Back on Blue, Chairlift singer Caroline Polachek’s ethereal voice soared over the southwest corner of the park. She wore what looked like high-fashion surgical scrubs with tassels tied to her forearms and led the band through an understated set. It was just what I needed in the middle of the evening, but didn’t move the crowd. “This is just boring, I’m sorry,” a woman next to me remarked to her friend. On the main lawn, a pair of guys in aloha shirts napped atop beach blankets while Toro y Moi delivered the most polished set of the fest. Chaz Bundick, hair in a top bun, tickled keys and showed his musicianship has moved far beyond petting an MPC in his bedroom. Bundick’s backing group sounded like it was composed of slick studio players—not what you’d expect for one of the architects of chillwave. “It’s time to settle into the warm sounds of electronic music,” a recorded baritone voice announced, setting the stage for the disco duo Glass Candy. Not as transcendent as Friday’s Chromatics show, synth whiz Johnny Jewel’s other band is more of a party. Singer Ida No looked like a Greek princess, donning a toga-like dress and gold pants. Jewel’s arpeggiated synths chugged along with body-shaking low-end, No belted like a banshee, and by the end of the set, boxes of glow sticks were tossed into the crowd.

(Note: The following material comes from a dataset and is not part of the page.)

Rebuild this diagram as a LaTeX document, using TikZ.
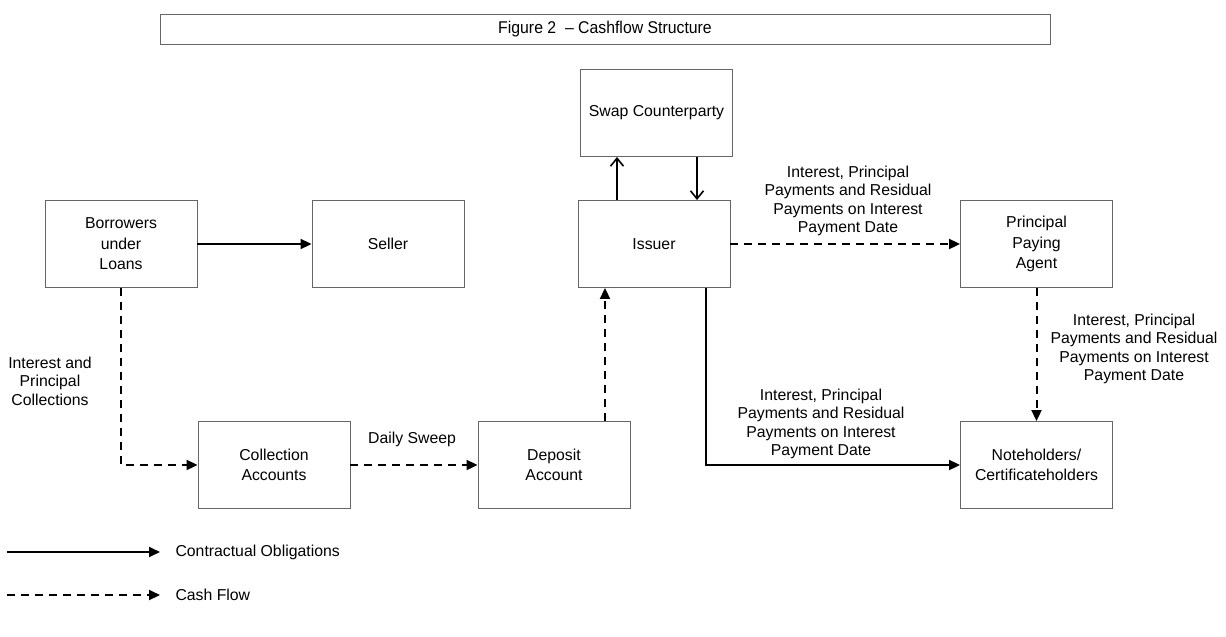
\documentclass[tikz,border=0pt]{standalone}
\usepackage{fontspec}
\setmainfont{Liberation Sans}
\usetikzlibrary{arrows.meta}
\tikzstyle{party}=[draw=black!60, line width=0.9pt, minimum width=152pt, minimum height=87pt, inner sep=0pt, align=center, font=\fontsize{15.8}{20.5}\selectfont]
\tikzstyle{flowtxt}=[align=center, font=\fontsize{15.8}{18.5}\selectfont]
\tikzstyle{oblig}=[line width=2pt, -{Triangle[length=11pt,width=10pt]}]
\tikzstyle{cash}=[oblig, dash pattern=on 8pt off 6pt]
\tikzstyle{swapline}=[line width=2pt, -{Straight Barb[length=8pt,width=13pt,line width=1.6pt]}]
\newcommand{\pay}{Interest, Principal\\Payments and Residual\\Payments on Interest\\Payment Date}

\begin{document}
\begin{tikzpicture}[x=1pt,y=-1pt]
  \useasboundingbox (0,0) rectangle (1226,637);
  % title
  \node[draw=black!60, line width=0.9pt, minimum width=890pt, minimum height=30pt, inner sep=0pt] (title) at (605,29)
    {\fontsize{17}{19}\selectfont\scalebox{0.93}[1]{Figure 2\ \ -- Cashflow Structure}};
  % parties
  \node[party] (borrow) at (121,244) {Borrowers\\under\\Loans};
  \node[party] (seller) at (388,244) {Seller};
  \node[party] (issuer) at (654,244) {Issuer};
  \node[party] (swap) at (656.5,113) {Swap Counterparty};
  \node[party] (ppa) at (1036.5,244) {Principal\\Paying\\Agent};
  \node[party] (coll) at (274,465) {Collection\\Accounts};
  \node[party] (dep) at (554,465) {Deposit\\Account};
  \node[party] (notes) at (1036.5,465) {Noteholders/\\Certificateholders};
  % flows
  \draw[oblig] (borrow) -- (seller);
  \draw[cash] (borrow.south) |- (coll.west);
  \draw[cash] (coll) -- (dep);
  \draw[cash] ([xshift=51pt]dep.north) -- ([xshift=-49pt]issuer.south);
  \draw[swapline] ([xshift=-37pt]issuer.north) -- ([xshift=-39.5pt]swap.south);
  \draw[swapline] ([xshift=40.5pt]swap.south) -- ([xshift=43pt]issuer.north);
  \draw[cash] (issuer) -- (ppa);
  \draw[oblig] ([xshift=52pt]issuer.south) |- (notes.west);
  \draw[cash] (ppa) -- (notes);
  % flow labels
  \node[flowtxt] (collect) at (50,381) {Interest and\\Principal\\Collections};
  \node[flowtxt] (sweep) at (412,439) {Daily Sweep};
  \node[flowtxt] (topay) at (848,201) {\pay};
  \node[flowtxt] (tonotes) at (821,424) {\pay};
  \node[flowtxt] (viappa) at (1134,349) {\pay};
  % legend
  \coordinate (l1a) at (7,552);
  \coordinate (l1b) at (160,552);
  \coordinate (l2a) at (7,595);
  \coordinate (l2b) at (160,595);
  \draw[oblig] (l1a) -- (l1b);
  \draw[cash] (l2a) -- (l2b);
  \node[flowtxt, anchor=west] (keyobl) at (172,552) {Contractual Obligations};
  \node[flowtxt, anchor=west] (keycash) at (172,595) {Cash Flow};
\end{tikzpicture}
\end{document}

Following R. Kelly’s balloon climax, some festgoers stuck around believing the singer would do an encore. Ten minutes passed, and his fans kept the faith. Was Kells pulling a Prince, who last September returned to the United Center stage after a 45-minute absence? “Trapped in the Closet” played out of the P.A.—but alas, R. Kelly had left the park. And now we would have to. A Green Line train rumbled along Lake Street. Pitchfork 2013 was over.